» Rows from a dataset of charts and code
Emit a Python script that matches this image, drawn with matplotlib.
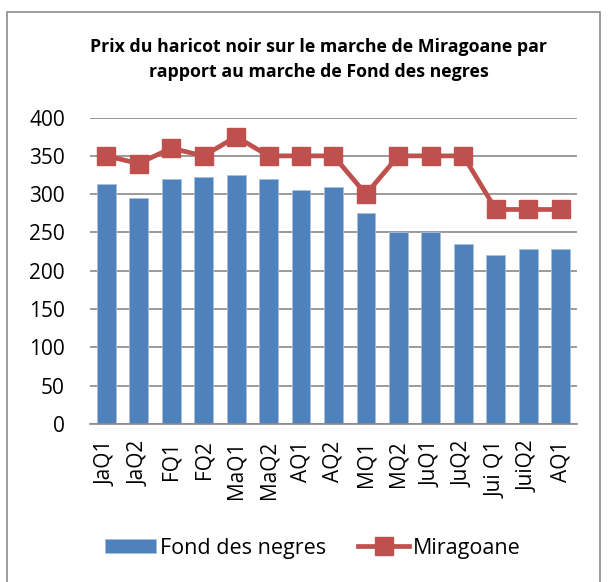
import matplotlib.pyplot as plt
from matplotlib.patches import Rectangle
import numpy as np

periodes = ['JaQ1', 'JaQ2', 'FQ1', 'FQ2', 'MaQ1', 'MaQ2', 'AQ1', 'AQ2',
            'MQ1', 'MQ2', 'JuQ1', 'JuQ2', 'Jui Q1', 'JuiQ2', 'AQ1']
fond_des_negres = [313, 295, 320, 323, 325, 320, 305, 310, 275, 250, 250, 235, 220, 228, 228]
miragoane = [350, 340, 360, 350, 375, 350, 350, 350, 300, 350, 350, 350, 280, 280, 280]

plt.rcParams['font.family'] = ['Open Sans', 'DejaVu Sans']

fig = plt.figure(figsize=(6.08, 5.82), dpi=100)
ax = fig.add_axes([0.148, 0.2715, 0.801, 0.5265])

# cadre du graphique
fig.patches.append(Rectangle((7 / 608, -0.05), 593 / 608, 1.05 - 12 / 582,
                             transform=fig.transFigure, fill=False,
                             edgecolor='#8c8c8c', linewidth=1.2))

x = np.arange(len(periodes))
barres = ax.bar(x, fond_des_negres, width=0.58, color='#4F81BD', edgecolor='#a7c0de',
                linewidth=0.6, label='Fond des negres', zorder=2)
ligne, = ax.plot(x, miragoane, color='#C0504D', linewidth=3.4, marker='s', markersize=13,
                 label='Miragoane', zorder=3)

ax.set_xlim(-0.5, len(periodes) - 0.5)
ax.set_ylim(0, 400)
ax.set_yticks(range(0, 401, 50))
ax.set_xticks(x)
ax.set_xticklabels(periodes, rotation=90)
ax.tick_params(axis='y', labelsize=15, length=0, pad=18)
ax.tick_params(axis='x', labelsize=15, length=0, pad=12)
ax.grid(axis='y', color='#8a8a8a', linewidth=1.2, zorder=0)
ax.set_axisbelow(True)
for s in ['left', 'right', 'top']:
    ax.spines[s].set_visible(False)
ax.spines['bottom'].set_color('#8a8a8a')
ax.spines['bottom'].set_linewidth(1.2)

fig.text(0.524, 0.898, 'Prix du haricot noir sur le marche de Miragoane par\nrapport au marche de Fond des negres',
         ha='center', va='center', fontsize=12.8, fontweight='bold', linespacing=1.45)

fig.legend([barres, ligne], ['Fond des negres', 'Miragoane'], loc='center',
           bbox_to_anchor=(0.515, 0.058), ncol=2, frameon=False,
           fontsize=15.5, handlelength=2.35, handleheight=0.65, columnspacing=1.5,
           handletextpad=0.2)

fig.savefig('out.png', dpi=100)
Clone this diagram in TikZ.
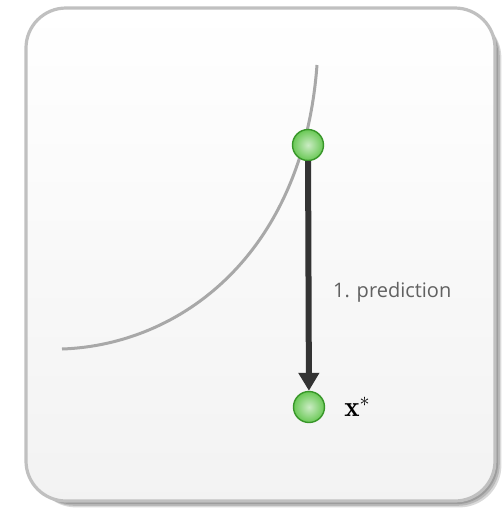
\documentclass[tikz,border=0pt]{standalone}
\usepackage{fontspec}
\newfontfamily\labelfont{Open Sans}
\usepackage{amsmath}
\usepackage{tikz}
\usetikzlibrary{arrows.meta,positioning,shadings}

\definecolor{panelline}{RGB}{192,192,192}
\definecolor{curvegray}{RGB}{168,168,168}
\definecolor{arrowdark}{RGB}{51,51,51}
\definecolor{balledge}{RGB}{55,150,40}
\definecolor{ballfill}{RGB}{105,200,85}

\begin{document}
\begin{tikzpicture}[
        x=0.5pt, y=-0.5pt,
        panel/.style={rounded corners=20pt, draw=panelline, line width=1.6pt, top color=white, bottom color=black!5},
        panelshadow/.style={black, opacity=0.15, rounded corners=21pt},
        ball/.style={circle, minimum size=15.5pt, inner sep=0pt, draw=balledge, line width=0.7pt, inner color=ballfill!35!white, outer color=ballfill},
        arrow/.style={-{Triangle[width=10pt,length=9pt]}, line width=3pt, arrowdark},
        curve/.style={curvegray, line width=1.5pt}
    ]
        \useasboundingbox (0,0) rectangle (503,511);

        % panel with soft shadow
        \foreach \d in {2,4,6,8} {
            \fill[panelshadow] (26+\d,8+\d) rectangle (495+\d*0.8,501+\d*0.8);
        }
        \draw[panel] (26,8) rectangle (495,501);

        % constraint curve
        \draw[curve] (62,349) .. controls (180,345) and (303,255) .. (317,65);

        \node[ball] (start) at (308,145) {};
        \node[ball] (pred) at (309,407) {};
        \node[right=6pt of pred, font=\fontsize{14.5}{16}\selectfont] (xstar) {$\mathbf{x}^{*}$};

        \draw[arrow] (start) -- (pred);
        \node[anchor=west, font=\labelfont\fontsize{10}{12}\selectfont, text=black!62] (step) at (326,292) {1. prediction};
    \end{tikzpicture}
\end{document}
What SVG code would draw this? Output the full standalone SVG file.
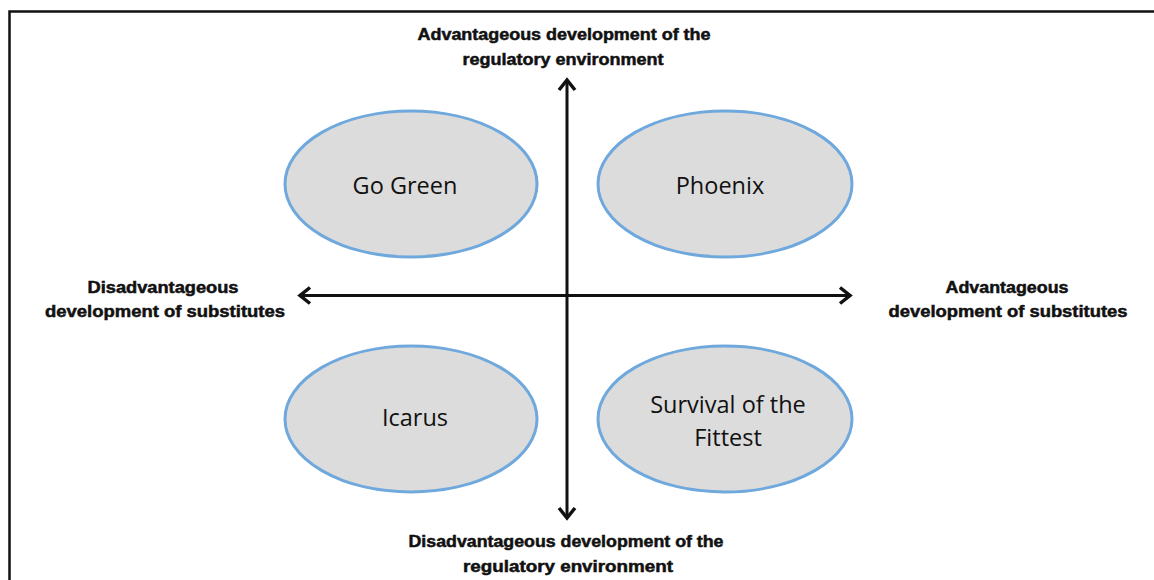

» Exercise prompt
In this exercise, set down all of the data exactly, without the pictures.

» The output
Emit a Python script that matches this image, drawn with matplotlib.
import matplotlib.pyplot as plt
from matplotlib.patches import Rectangle
import numpy as np

periodes = ['JaQ1', 'JaQ2', 'FQ1', 'FQ2', 'MaQ1', 'MaQ2', 'AQ1', 'AQ2',
            'MQ1', 'MQ2', 'JuQ1', 'JuQ2', 'Jui Q1', 'JuiQ2', 'AQ1']
fond_des_negres = [313, 295, 320, 323, 325, 320, 305, 310, 275, 250, 250, 235, 220, 228, 228]
miragoane = [350, 340, 360, 350, 375, 350, 350, 350, 300, 350, 350, 350, 280, 280, 280]

plt.rcParams['font.family'] = ['Open Sans', 'DejaVu Sans']

fig = plt.figure(figsize=(6.08, 5.82), dpi=100)
ax = fig.add_axes([0.148, 0.2715, 0.801, 0.5265])

# cadre du graphique
fig.patches.append(Rectangle((7 / 608, -0.05), 593 / 608, 1.05 - 12 / 582,
                             transform=fig.transFigure, fill=False,
                             edgecolor='#8c8c8c', linewidth=1.2))

x = np.arange(len(periodes))
barres = ax.bar(x, fond_des_negres, width=0.58, color='#4F81BD', edgecolor='#a7c0de',
                linewidth=0.6, label='Fond des negres', zorder=2)
ligne, = ax.plot(x, miragoane, color='#C0504D', linewidth=3.4, marker='s', markersize=13,
                 label='Miragoane', zorder=3)

ax.set_xlim(-0.5, len(periodes) - 0.5)
ax.set_ylim(0, 400)
ax.set_yticks(range(0, 401, 50))
ax.set_xticks(x)
ax.set_xticklabels(periodes, rotation=90)
ax.tick_params(axis='y', labelsize=15, length=0, pad=18)
ax.tick_params(axis='x', labelsize=15, length=0, pad=12)
ax.grid(axis='y', color='#8a8a8a', linewidth=1.2, zorder=0)
ax.set_axisbelow(True)
for s in ['left', 'right', 'top']:
    ax.spines[s].set_visible(False)
ax.spines['bottom'].set_color('#8a8a8a')
ax.spines['bottom'].set_linewidth(1.2)

fig.text(0.524, 0.898, 'Prix du haricot noir sur le marche de Miragoane par\nrapport au marche de Fond des negres',
         ha='center', va='center', fontsize=12.8, fontweight='bold', linespacing=1.45)

fig.legend([barres, ligne], ['Fond des negres', 'Miragoane'], loc='center',
           bbox_to_anchor=(0.515, 0.058), ncol=2, frameon=False,
           fontsize=15.5, handlelength=2.35, handleheight=0.65, columnspacing=1.5,
           handletextpad=0.2)

fig.savefig('out.png', dpi=100)
Clone this diagram in TikZ.
\documentclass[tikz,border=0pt]{standalone}
\usepackage{fontspec}
\newfontfamily\labelfont{Open Sans}
\usepackage{amsmath}
\usepackage{tikz}
\usetikzlibrary{arrows.meta,positioning,shadings}

\definecolor{panelline}{RGB}{192,192,192}
\definecolor{curvegray}{RGB}{168,168,168}
\definecolor{arrowdark}{RGB}{51,51,51}
\definecolor{balledge}{RGB}{55,150,40}
\definecolor{ballfill}{RGB}{105,200,85}

\begin{document}
\begin{tikzpicture}[
        x=0.5pt, y=-0.5pt,
        panel/.style={rounded corners=20pt, draw=panelline, line width=1.6pt, top color=white, bottom color=black!5},
        panelshadow/.style={black, opacity=0.15, rounded corners=21pt},
        ball/.style={circle, minimum size=15.5pt, inner sep=0pt, draw=balledge, line width=0.7pt, inner color=ballfill!35!white, outer color=ballfill},
        arrow/.style={-{Triangle[width=10pt,length=9pt]}, line width=3pt, arrowdark},
        curve/.style={curvegray, line width=1.5pt}
    ]
        \useasboundingbox (0,0) rectangle (503,511);

        % panel with soft shadow
        \foreach \d in {2,4,6,8} {
            \fill[panelshadow] (26+\d,8+\d) rectangle (495+\d*0.8,501+\d*0.8);
        }
        \draw[panel] (26,8) rectangle (495,501);

        % constraint curve
        \draw[curve] (62,349) .. controls (180,345) and (303,255) .. (317,65);

        \node[ball] (start) at (308,145) {};
        \node[ball] (pred) at (309,407) {};
        \node[right=6pt of pred, font=\fontsize{14.5}{16}\selectfont] (xstar) {$\mathbf{x}^{*}$};

        \draw[arrow] (start) -- (pred);
        \node[anchor=west, font=\labelfont\fontsize{10}{12}\selectfont, text=black!62] (step) at (326,292) {1. prediction};
    \end{tikzpicture}
\end{document}
What SVG code would draw this? Output the full standalone SVG file.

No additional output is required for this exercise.